Bill Lynch: Some like it ‘hot’

When naming ‘the Springs’ reached its boiling point.|

In the geographical shorthand used by locals for decades, “The Springs,” is the area along Highway 12 that includes the unincorporated communities of Agua Caliente, Fetters Hot Springs and Boyes Hot Springs. Some people throw in El Verano for good measure.

Boyes Hot Springs was originally the name of a resort, not a town. By the time I was a kid taking swimming lessons there, the resort was simply referred to as the “Bath House.”

Capt. H.E. Boyes gave birth to the resort in 1895 after workers he hired struck 112 degree water, high in sulphur and other minerals, at 70 feet. Eventually the resort he established was given the name Boyes Hot Springs Bath House. The community that grew up around it took the name of Boyes Springs. The word “Hot” was apparently added to the town name sometime in the 1930s.
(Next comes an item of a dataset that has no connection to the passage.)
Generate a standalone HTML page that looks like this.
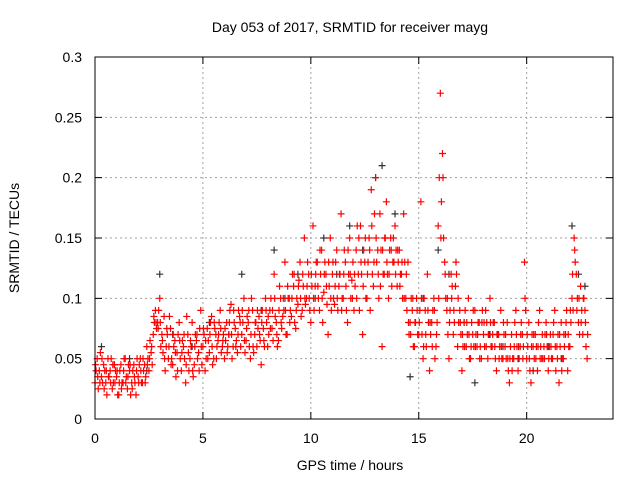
<!DOCTYPE html>
<html><head><meta charset="utf-8"><style>
html,body{margin:0;padding:0;background:#fff;}
svg{display:block;font-family:"Liberation Sans",sans-serif;}
</style></head><body>
<svg id="chart" width="640" height="480" viewBox="0 0 640 480">
<rect width="640" height="480" fill="#fff"/>
<text x="350" y="32" font-size="14" text-anchor="middle" fill="#000">Day 053 of 2017, SRMTID for receiver mayg</text>
<g id="grid"></g>
<g id="axes"></g>
<g id="marks"></g>
<rect x="95" y="57" width="518" height="362" fill="none" stroke="#000" stroke-width="1"/>
<text x="350" y="470" font-size="14" text-anchor="middle">GPS time / hours</text>
<text transform="translate(19,238) rotate(-90)" font-size="14" text-anchor="middle">SRMTID / TECUs</text>
</svg>
<script>
const xTicks=[0,5,10,15,20];
const yTicks=[0,0.05,0.1,0.15,0.2,0.25,0.3];
const yTickLabels=["0","0.05","0.1","0.15","0.2","0.25","0.3"];
const redStart=0, redStep=0.1;
const redValues=[
0.03,0.05,0.04,0.035,0.045,0.03,0.05,0.04,0.025,0.045,
0.035,0.02,0.045,0.03,0.05,0.025,0.04,0.03,0.045,0.02,
0.035,0.05,0.03,0.045,0.06,0.04,0.055,0.07,0.09,0.08,
0.1,0.07,0.085,0.06,0.05,0.075,0.045,0.065,0.055,0.08,
0.04,0.06,0.03,0.07,0.05,0.08,0.045,0.065,0.055,0.09,
0.06,0.04,0.075,0.055,0.085,0.05,0.07,0.065,0.09,0.06,
0.05,0.08,0.07,0.095,0.06,0.075,0.055,0.085,0.07,0.1,
0.065,0.08,0.05,0.09,0.07,0.06,0.085,0.045,0.075,0.1,
0.06,0.09,0.075,0.12,0.08,0.065,0.1,0.085,0.13,0.07,
0.1,0.085,0.11,0.075,0.095,0.13,0.09,0.15,0.1,0.12,
0.08,0.16,0.11,0.13,0.09,0.14,0.105,0.12,0.07,0.15,
0.12,0.095,0.14,0.11,0.17,0.1,0.13,0.08,0.15,0.115,
0.09,0.14,0.12,0.16,0.07,0.13,0.1,0.15,0.19,0.11,
0.2,0.14,0.17,0.06,0.12,0.18,0.1,0.15,0.13,0.16,
0.11,0.14,0.12,0.17,0.1,0.13,0.08,0.09,0.06,0.1,
0.07,0.18,0.05,0.09,0.12,0.04,0.08,0.1,0.06,0.16,
0.27,0.22,0.13,0.09,0.05,0.12,0.07,0.11,0.06,0.09,
0.04,0.08,0.06,0.1,0.05,0.07,0.09,0.06,0.08,0.05,
0.07,0.09,0.05,0.1,0.06,0.08,0.04,0.07,0.09,0.05,
0.06,0.08,0.03,0.07,0.05,0.09,0.04,0.06,0.07,0.13,
0.05,0.08,0.03,0.06,0.07,0.04,0.09,0.05,0.06,0.08,
0.04,0.07,0.05,0.09,0.06,0.03,0.08,0.05,0.07,0.04,
0.06,0.1,0.15,0.12,0.08,0.11,0.07,0.09,0.05];
const red2Start=0.05, red2Step=0.1;
const red2Values=[
0.04,0.025,0.055,0.03,0.04,0.02,0.035,0.05,0.03,0.04,
0.02,0.04,0.03,0.05,0.035,0.045,0.02,0.04,0.03,0.05,
0.045,0.03,0.04,0.035,0.05,0.065,0.045,0.08,0.075,0.09,
0.06,0.055,0.04,0.07,0.085,0.05,0.06,0.035,0.07,0.05,
0.065,0.05,0.085,0.04,0.06,0.035,0.07,0.05,0.075,0.045,
0.07,0.05,0.065,0.08,0.045,0.075,0.06,0.08,0.055,0.07,
0.065,0.06,0.09,0.05,0.08,0.065,0.09,0.06,0.08,0.055,
0.085,0.06,0.1,0.055,0.08,0.075,0.065,0.09,0.06,0.08,
0.07,0.1,0.065,0.085,0.06,0.11,0.075,0.09,0.07,0.1,
0.09,0.12,0.08,0.1,0.115,0.085,0.11,0.095,0.13,0.09,
0.11,0.09,0.13,0.1,0.12,0.08,0.13,0.095,0.11,0.09,
0.1,0.13,0.09,0.12,0.1,0.14,0.09,0.12,0.1,0.13,
0.11,0.16,0.09,0.12,0.14,0.1,0.13,0.09,0.12,0.17,
0.13,0.1,0.14,0.12,0.15,0.12,0.14,0.11,0.13,0.14,
0.13,0.12,0.1,0.13,0.09,0.07,0.1,0.06,0.08,0.07,
0.09,0.07,0.1,0.06,0.08,0.07,0.09,0.05,0.08,0.2,
0.18,0.15,0.1,0.07,0.09,0.11,0.08,0.12,0.08,0.07,
0.06,0.09,0.07,0.05,0.08,0.06,0.07,0.08,0.06,0.09,
0.06,0.08,0.07,0.06,0.08,0.05,0.07,0.06,0.05,0.07,
0.05,0.04,0.06,0.05,0.08,0.06,0.05,0.08,0.06,0.09,
0.06,0.04,0.07,0.05,0.06,0.08,0.06,0.05,0.07,0.06,
0.06,0.05,0.08,0.04,0.07,0.06,0.05,0.06,0.09,0.06,
0.08,0.09,0.13,0.1,0.07,0.09,0.1,0.06];
const red3Start=0.025, red3Step=0.1;
const red3Values=[
0.045,0.035,0.03,0.05,0.025,0.04,0.035,0.03,0.045,0.03,
0.04,0.03,0.025,0.04,0.03,0.035,0.045,0.025,0.035,0.04,
0.03,0.04,0.05,0.03,0.045,0.05,0.06,0.085,0.08,0.075,
0.08,0.065,0.05,0.075,0.06,0.045,0.07,0.055,0.04,0.065,
0.055,0.07,0.045,0.055,0.065,0.04,0.06,0.07,0.04,0.06,
0.075,0.065,0.05,0.07,0.06,0.08,0.05,0.07,0.075,0.065,
0.075,0.055,0.08,0.07,0.09,0.06,0.07,0.08,0.09,0.065,
0.075,0.09,0.07,0.06,0.08,0.09,0.07,0.08,0.065,0.09,
0.085,0.075,0.09,0.1,0.07,0.09,0.08,0.1,0.09,0.11,
0.08,0.1,0.12,0.09,0.11,0.1,0.12,0.1,0.11,0.1,
0.12,0.1,0.12,0.11,0.14,0.1,0.12,0.11,0.13,0.1,
0.13,0.11,0.1,0.12,0.09,0.12,0.11,0.14,0.12,0.1,
0.12,0.1,0.15,0.13,0.11,0.15,0.12,0.14,0.16,0.13,
0.15,0.12,0.11,0.14,0.15,0.13,0.12,0.14,0.15,0.12,
0.14,0.11,0.13,0.1,0.12,0.08,0.07,0.1,0.08,0.09,
0.08,0.1,0.06,0.07,0.09,0.08,0.06,0.09,0.07,0.1,
0.15,0.2,0.12,0.1,0.08,0.1,0.09,0.13,0.1,0.08,
0.07,0.06,0.08,0.07,0.06,0.09,0.06,0.07,0.05,0.08,
0.08,0.06,0.07,0.08,0.07,0.06,0.07,0.05,0.06,0.08,
0.07,0.05,0.05,0.04,0.06,0.07,0.06,0.07,0.05,0.1,
0.07,0.05,0.06,0.07,0.05,0.06,0.05,0.07,0.05,0.07,
0.05,0.06,0.07,0.06,0.05,0.07,0.04,0.07,0.08,0.07,
0.09,0.12,0.14,0.09,0.1,0.08,0.1,0.08,0.07];
const blackTimes=[0.3,0.9,1.6,2.4,3.0,3.6,4.5,5.3,6.2,6.8,7.7,8.3,8.8,9.4,10.2,10.6,11.2,11.8,12.4,13.0,13.3,13.9,14.6,15.2,15.9,16.4,17.1,17.6,18.3,18.9,19.6,20.3,21.0,21.6,22.1,22.4,22.7];
const blackValues=[0.06,0.045,0.05,0.04,0.12,0.07,0.06,0.08,0.07,0.12,0.09,0.14,0.1,0.12,0.1,0.15,0.12,0.16,0.14,0.2,0.21,0.17,0.035,0.1,0.14,0.12,0.08,0.03,0.07,0.06,0.05,0.04,0.06,0.05,0.16,0.12,0.11];
const X=v=>95+v*(518/24);
const Y=v=>419-v*(362/0.3);
const NS="http://www.w3.org/2000/svg";
function mk(tag,attrs,parent){const e=document.createElementNS(NS,tag);for(const k in attrs)e.setAttribute(k,attrs[k]);parent.appendChild(e);return e;}
const grid=document.getElementById('grid'),axes=document.getElementById('axes'),marks=document.getElementById('marks');
xTicks.forEach(t=>{
  const x=X(t);
  if(t>0){const g=mk('line',{x1:x,y1:57,x2:x,y2:419,stroke:'#a0a0a0','stroke-dasharray':'2,3','stroke-width':1},grid);
  
  }
  const tk=mk('path',{d:`M${x},419v-7M${x},57v7`,stroke:'#000'},axes);
  
  
  const l=mk('text',{x:x,y:443,'font-size':14,'text-anchor':'middle'},axes);l.textContent=t;
  
  
});
yTicks.forEach((t,i)=>{
  const y=Y(t);
  if(i>0&&i<yTicks.length-1){const g=mk('line',{x1:95,y1:y,x2:613,y2:y,stroke:'#a0a0a0','stroke-dasharray':'2,3','stroke-width':1},grid);
  
  }
  const tk=mk('path',{d:`M95,${y}h7M613,${y}h-7`,stroke:'#000'},axes);
  
  
  const l=mk('text',{x:82,y:y+5,'font-size':14,'text-anchor':'end'},axes);l.textContent=yTickLabels[i];
  
  
});
function plus(t,v,col,name){
  const x=X(t),y=Y(v);
  const p=mk('path',{d:`M${x-3.5},${y}h7M${x},${y-3.5}v7`,stroke:col,'stroke-width':1.2},marks);
  
  
}
blackValues.forEach((v,i)=>plus(blackTimes[i],v,'#333','black-point'));
redValues.forEach((v,i)=>plus(redStart+i*redStep,v,'#f00','red-point'));
red2Values.forEach((v,i)=>plus(red2Start+i*red2Step,v,'#f00','red-point'));
red3Values.forEach((v,i)=>plus(red3Start+i*red3Step,v,'#f00','red-point'));
</script>
</body></html>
One may ask, “Boyes Springs or Boyes Hot Springs, who cares?” In fact, most of the time in everyday speech locals use “Boyes Springs,” leaving out the word “Hot” when referring to the area in general.

But, some residents of that part of our community object to the omission and insist that the full and proper name is Boyes Hot Springs.

In the late 1940s, the Boyes Hot Springs Improvement Club was quite active in promoting the idea of its community.

The movement reached a peak of sorts with a Boyes Hot Springs Centennial Celebration in 1949. It was a grand three-day affair that included a street dance, folk dancing, barbecue and ball game.

The implication of this 100th birthday party was that the community had been founded in 1849, more than four decades before Capt. Boyes was on the scene.

How this 100th birthday was calculated is somewhat obscure. The entire Springs area was part of the “Agua Caliente Land Grant” from General Mariano Vallejo to Andrew Hoeppner in payment to him for giving his daughters piano lessons. That grant to Hoeppner happened in 1846.

Hoeppner sold some of the land, but kept a portion, on which he apparently discovered hot springs some months later.

He made the springs accessible to the paying public and touted their curative properties in ads in the Californian, an early newspaper published in Monterey and San Francisco. He called his resort Amenthal, and promoted it as a house of entertainment with bathing rooms located in Aqua Caliente about three miles north of Sonoma.

His first hot springs resort attempt might be the reason the Boyes Hot Springs Improvement Club chose 1949 as their year for a centennial celebration.

However, Hoeppner’s efforts were apparently not successful. The resort didn’t last long and Hoeppner sold the property. The hot springs were forgotten and not rediscovered until Capt. Boyes arrived and started digging.

It was the Captain who put Boyes (Hot) Springs on the map.

Today, the resort he established just north of Boyes Boulevard next to Sonoma Creek is long gone.